Giorgi Tsiklauri
Giorgi Tsiklauri

Reputation: 11120

Kafka Topic vs. Kafka Log - What is the difference between these two?

I often get to hear, read and see in a lot of tutorials, text guides or videos, that in the realm of Apache Kafka:

topics are just logs.

I understand, that when we're mentioning logs in Kafka, we're not talking about logging systems (like Slf4j or etc.), and I also understand, that Kafka log is a name for an ordered collection of events (and topic is also that, as far as I know).

In the KAFKA_HOME\config\server.properties file, I even see this:

# A comma separated list of directories under which to store log files
log.dirs=C:/tmp/kafka-logs

But I still struggle to clearly differentiate Kafka topics and Kafka logs and understand what is the difference between those two.

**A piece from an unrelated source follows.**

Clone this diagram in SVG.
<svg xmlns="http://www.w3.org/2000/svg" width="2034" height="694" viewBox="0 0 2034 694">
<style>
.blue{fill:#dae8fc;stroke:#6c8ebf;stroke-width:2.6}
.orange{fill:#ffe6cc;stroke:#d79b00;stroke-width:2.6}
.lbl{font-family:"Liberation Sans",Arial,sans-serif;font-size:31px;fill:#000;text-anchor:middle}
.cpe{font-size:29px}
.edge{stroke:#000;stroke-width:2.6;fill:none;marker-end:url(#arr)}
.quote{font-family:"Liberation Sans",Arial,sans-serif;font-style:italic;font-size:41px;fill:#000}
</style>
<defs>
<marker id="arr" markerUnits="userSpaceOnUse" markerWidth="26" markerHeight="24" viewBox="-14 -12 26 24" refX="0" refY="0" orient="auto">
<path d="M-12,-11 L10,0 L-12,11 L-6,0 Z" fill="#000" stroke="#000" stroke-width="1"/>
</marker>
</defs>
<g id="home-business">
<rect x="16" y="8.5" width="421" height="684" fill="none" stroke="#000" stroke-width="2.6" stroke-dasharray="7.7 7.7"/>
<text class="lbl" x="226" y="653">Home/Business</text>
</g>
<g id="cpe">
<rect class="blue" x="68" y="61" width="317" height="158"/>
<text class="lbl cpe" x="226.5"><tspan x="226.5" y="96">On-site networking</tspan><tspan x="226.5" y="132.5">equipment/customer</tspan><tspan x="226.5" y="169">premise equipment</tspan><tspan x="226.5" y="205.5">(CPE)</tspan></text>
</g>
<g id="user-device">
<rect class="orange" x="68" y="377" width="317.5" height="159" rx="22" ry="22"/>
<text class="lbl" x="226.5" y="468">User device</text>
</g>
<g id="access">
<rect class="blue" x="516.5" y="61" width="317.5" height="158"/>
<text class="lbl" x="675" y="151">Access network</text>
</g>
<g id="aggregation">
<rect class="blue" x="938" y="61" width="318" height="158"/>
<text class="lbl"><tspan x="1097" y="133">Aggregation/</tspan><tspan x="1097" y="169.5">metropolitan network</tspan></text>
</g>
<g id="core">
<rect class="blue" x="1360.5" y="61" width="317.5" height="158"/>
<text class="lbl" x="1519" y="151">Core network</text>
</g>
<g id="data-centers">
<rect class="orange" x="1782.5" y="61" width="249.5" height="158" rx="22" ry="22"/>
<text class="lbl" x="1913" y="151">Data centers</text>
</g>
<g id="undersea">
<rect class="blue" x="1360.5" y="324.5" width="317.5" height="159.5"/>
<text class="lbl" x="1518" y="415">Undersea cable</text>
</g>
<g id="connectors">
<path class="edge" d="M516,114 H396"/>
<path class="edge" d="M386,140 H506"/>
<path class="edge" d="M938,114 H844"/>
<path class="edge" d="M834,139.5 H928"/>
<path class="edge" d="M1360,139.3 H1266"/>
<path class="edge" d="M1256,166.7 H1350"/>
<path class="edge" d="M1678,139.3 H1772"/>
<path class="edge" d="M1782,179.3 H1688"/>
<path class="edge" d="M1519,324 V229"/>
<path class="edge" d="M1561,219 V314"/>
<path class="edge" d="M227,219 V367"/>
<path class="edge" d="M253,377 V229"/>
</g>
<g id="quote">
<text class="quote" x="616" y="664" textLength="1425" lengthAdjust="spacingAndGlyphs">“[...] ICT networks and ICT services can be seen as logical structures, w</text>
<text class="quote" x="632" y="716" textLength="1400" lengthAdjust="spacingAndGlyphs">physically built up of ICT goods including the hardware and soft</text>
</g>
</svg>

If there are two names, there should be some differences.. or it's absolutely interchangeably terms?

P.S. I have seen this and it doesn't really help.

Upvotes: 3

Views: 534

Answers (1)

Zazaeil
Zazaeil

Reputation: 4119

A "log" in programming - and it is not narrowed to Kafka only - is an immutable somehow ordered sequence of events (rather than a collection as you stated - which lacks ordering and generally open for mutations).

So, a "transaction log" is an ordered sequence of transactions, which, once commited, can't be removed. On practice, however, there must exist an internal mechanism how to eventually wipe out longly outdated data otherwise the memory overflow is a question of time. In Kafka the "log compaction" services this purpose.

While Kafka's topics are specific to it. These are just named pieces, which you can address within a Kafka cluster, like foo.bar is a perfectly fine name for a topic. It would be a logical name of the physical "partitions" of which this topic is built up and which actually store the (log) data at a disk.